Originally Posted by
ExAAerOnDL
So is it okay to lie about your age to get a senior discount? How about using your kid's reduced-fare subway card for you to travel? You are lying to the airline in an effort to get a lower fare than the one they are willing to sell you for your true itinerary. That is fraud, it is wrong, and you can use moral relativism, and dismiss the concept of freedom of contract all you want to defend it, but those are the facts.
As for Southwest allowing hidden-city ticketing, good for them. Of course, they don't operate a hub-and-spoke network, so there aren't a hell of a lot of hidden-city fares out there for them to be worried about. In fact, Southwest's fares are horribly price uncompetitive when you get away from their bread-and-butter point-to-point nonstops. And their profitability has nothing to do with allowing ticketing fraud. Rather, it has to do with a lower cost structure (and recently, with aggressive fuel hedging).

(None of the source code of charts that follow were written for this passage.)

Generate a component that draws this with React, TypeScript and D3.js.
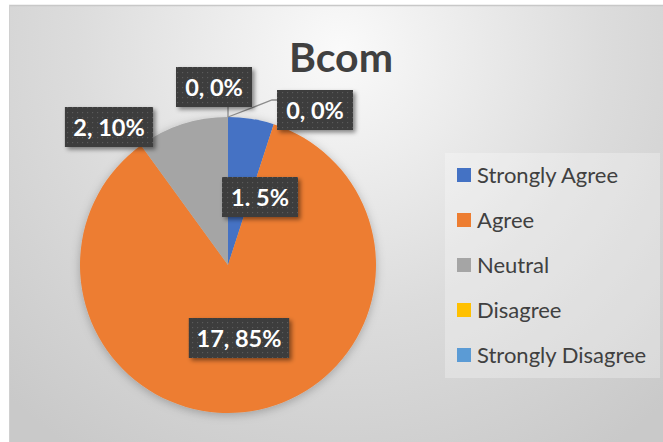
import React from "react";
import * as d3 from "d3";

const title = "Bcom";
const categories = ["Strongly Agree", "Agree", "Neutral", "Disagree", "Strongly Disagree"];
const values = [1, 17, 2, 0, 0];
const percentLabels = ["5%", "85%", "10%", "0%", "0%"];
const separators = [". ", ", ", ", ", ", ", ", "];
const colors = ["#4472C4", "#ED7D31", "#A5A5A5", "#FFC000", "#5B9BD5"];

// label layout: offset from pie centre (px)
const labelOffsets: [number, number][] = [
  [32, -68],
  [11, 73],
  [-119, -138],
  [-14, -178],
  [87, -155],
];

const W = 663;
const H = 442;
const cx = 228;
const cy = 265;
const R = 148;

export default function App() {
  const pie = d3.pie<number>().sort(null).value((d) => d)(values);
  const arc = d3.arc<d3.PieArcDatum<number>>().innerRadius(0).outerRadius(R);
  const fontFamily = "Lato, 'Open Sans', sans-serif";

  const boxH = 40;
  const labels = values.map((v, i) => {
    const text = `${v}${separators[i]}${percentLabels[i]}`;
    const w = text.length * 12.2 + 15;
    const [ox, oy] = labelOffsets[i];
    return { text, w, x: cx + ox, y: cy + oy };
  });

  const legendY = d3.scalePoint<string>().domain(categories).range([175, 355]);

  return (
    <svg width={W} height={H} style={{ position: "absolute", left: 0, top: 0 }} fontFamily={fontFamily}>
      <defs>
        <radialGradient id="bg" gradientUnits="userSpaceOnUse" cx={340} cy={50} r={480}>
          <stop offset="0" stopColor="#fafafa" />
          <stop offset="0.55" stopColor="#dcdcdc" />
          <stop offset="1" stopColor="#c9c9c9" />
        </radialGradient>
        <pattern id="dots" width="5" height="5" patternUnits="userSpaceOnUse">
          <rect width="5" height="5" fill="#3d3d3d" />
          <rect x="2" y="2" width="1.2" height="1.2" fill="#5a5a5a" />
        </pattern>
        <filter id="lblShadow" x="-20%" y="-20%" width="150%" height="160%">
          <feDropShadow dx="2.5" dy="2.5" stdDeviation="2" floodColor="#000" floodOpacity="0.45" />
        </filter>
        <filter id="pieShadow" x="-20%" y="-20%" width="140%" height="140%">
          <feDropShadow dx="0" dy="2" stdDeviation="5" floodColor="#000" floodOpacity="0.25" />
        </filter>
      </defs>
      <rect x={0} y={0} width={W} height={H} fill="#ffffff" />
      <rect x={9} y={5} width={W - 9} height={H - 5} fill="url(#bg)" />
      <line x1={9} y1={5.5} x2={W} y2={5.5} stroke="#c8c8c8" strokeWidth={1.5} />
      <line x1={9.5} y1={5} x2={9.5} y2={H} stroke="#d0d0d0" strokeWidth={1} />

      <text x={341} y={72} textAnchor="middle" fontSize={41} fontWeight="bold" fill="#404040">
        {title}
      </text>

      <g transform={`translate(${cx},${cy})`} filter="url(#pieShadow)">
        {pie.map((d, i) => (
          <path key={i} d={arc(d) || ""} fill={colors[i]} />
        ))}
      </g>

      {/* leader lines for zero slices */}
      <g stroke="#8c8c8c" strokeWidth={1.3} fill="none">
        <line x1={cx} y1={cy - R} x2={cx} y2={labels[3].y + boxH / 2} />
        <polyline points={`${cx},${cy - R} ${labels[4].x - labels[4].w / 2 - 5},${labels[4].y - 10} ${labels[4].x - labels[4].w / 2},${labels[4].y - 10}`} />
      </g>

      {labels.map((l, i) => (
        <g key={i}>
          <rect
            x={l.x - l.w / 2}
            y={l.y - boxH / 2}
            width={l.w}
            height={boxH}
            fill="url(#dots)"
            filter="url(#lblShadow)"
          />
          <text x={l.x} y={l.y + 8.5} textAnchor="middle" fontSize={23.5} fontWeight="bold" fill="#ffffff">
            {l.text}
          </text>
        </g>
      ))}

      <rect x={445} y={153} width={215} height={225} fill="#ffffff" opacity={0.28} />
      {categories.map((c, i) => (
        <g key={c}>
          <rect x={457} y={(legendY(c) as number) - 7} width={14} height={14} fill={colors[i]} />
          <text x={477} y={(legendY(c) as number) + 7.5} fontSize={22} fill="#404040">
            {c}
          </text>
        </g>
      ))}
    </svg>
  );
}
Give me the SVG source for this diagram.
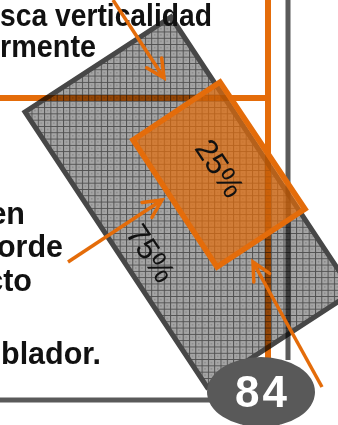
<svg xmlns="http://www.w3.org/2000/svg" width="338" height="425" viewBox="0 0 338 425">
<style>
.txt{font-family:"Liberation Sans",Arial,sans-serif;font-weight:bold;font-size:30.5px;fill:#111}
.pct{font-family:"Liberation Sans",Arial,sans-serif;font-size:31px;fill:#111;text-anchor:middle}
.oline{stroke:#e46c0a;stroke-width:6;fill:none}
.gline{stroke:#5a5a5a;stroke-width:5;fill:none}
.arrow{stroke:#e46c0a;stroke-width:3.5;fill:none;marker-end:url(#head)}
</style>
<defs>
<pattern id="grid" width="6.3" height="6.3" patternUnits="userSpaceOnUse">
<rect width="6.3" height="6.3" fill="#a5a5a5"/>
<path d="M0,0.5 H6.3 M0.5,0 V6.3" stroke="#505050" stroke-width="1"/>
<rect x="3" y="3" width="1" height="1" fill="#6a6a6a"/>
</pattern>
<marker id="head" markerUnits="userSpaceOnUse" markerWidth="30" markerHeight="30" refX="0" refY="0" viewBox="-22 -15 30 30" orient="auto" overflow="visible">
<path d="M-18,-9 L0,0 L-18,9" stroke="#e46c0a" stroke-width="3.5" fill="none" stroke-linecap="round" stroke-linejoin="miter"/>
</marker>
</defs>
<rect width="338" height="425" fill="#fff"/>
<g id="guides">
<path class="oline" d="M0,98 H271"/>
<path class="oline" d="M268,0 V360"/>
<path class="gline" d="M288,0 V360"/>
<path class="gline" d="M0,400 H215"/>
</g>
<g id="node-base" style="mix-blend-mode:multiply">
<polygon points="171,17 353,292 207,387 25,112" fill="url(#grid)" stroke="#474747" stroke-width="5"/>
</g>
<g id="node-area">
<polygon points="220,82 305,209 217,267 133,140" fill="#e46c0a" fill-opacity="0.7" stroke="#e46c0a" stroke-width="5.5"/>
</g>
<g id="label-25">
<text class="pct" transform="translate(220,168) rotate(56.5)" dy="0.35em">25%</text>
</g>
<g id="label-75">
<text class="pct" transform="translate(151,253) rotate(56.5)" dy="0.35em">75%</text>
</g>
<g id="text-top">
<text class="txt" x="0" y="26" textLength="212" lengthAdjust="spacingAndGlyphs">sca verticalidad</text>
<text class="txt" x="0" y="57" textLength="96" lengthAdjust="spacingAndGlyphs">rmente</text>
</g>
<g id="text-left">
<text class="txt" x="25" y="224" text-anchor="end">en</text>
<text class="txt" x="63" y="257" text-anchor="end">orde</text>
<text class="txt" x="32" y="291" text-anchor="end">cto</text>
<text class="txt" x="101" y="364" text-anchor="end">blador.</text>
</g>
<g id="connectors">
<path class="arrow" d="M113,0 L164,78"/>
<path class="arrow" d="M68,262 L162,200"/>
<path class="arrow" d="M322,387 L253,262"/>
</g>
<g id="badge">
<ellipse cx="261" cy="392" rx="54" ry="35" fill="#595959"/>
<text x="262.5" y="407" fill="#fff" font-family="Liberation Sans,Arial,sans-serif" font-weight="bold" font-size="44" letter-spacing="3" text-anchor="middle">84</text>
</g>
</svg>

Perhaps most ironic, however, is that you would contest charges on your credit card because "you never authorized them." So I guess you don't like people taking money from YOU, but you think it's okay to steal from DL's shareholders. Interesting philosophy.
There is no such thing as fraudulent ticketing in cases where you purchase one or more tickets offered for sale and you actually pay for them. Other than forcing you to use coupons in sequence there is no recourse. Anything else is airline baloney.
Fraud is buying tickets on a stolen card or some such thing.
Hidden cities are the same thing. If I can get a ticket beyond the point of my destination cheaper and get off where I want to there is nothing wrong or illegal about it.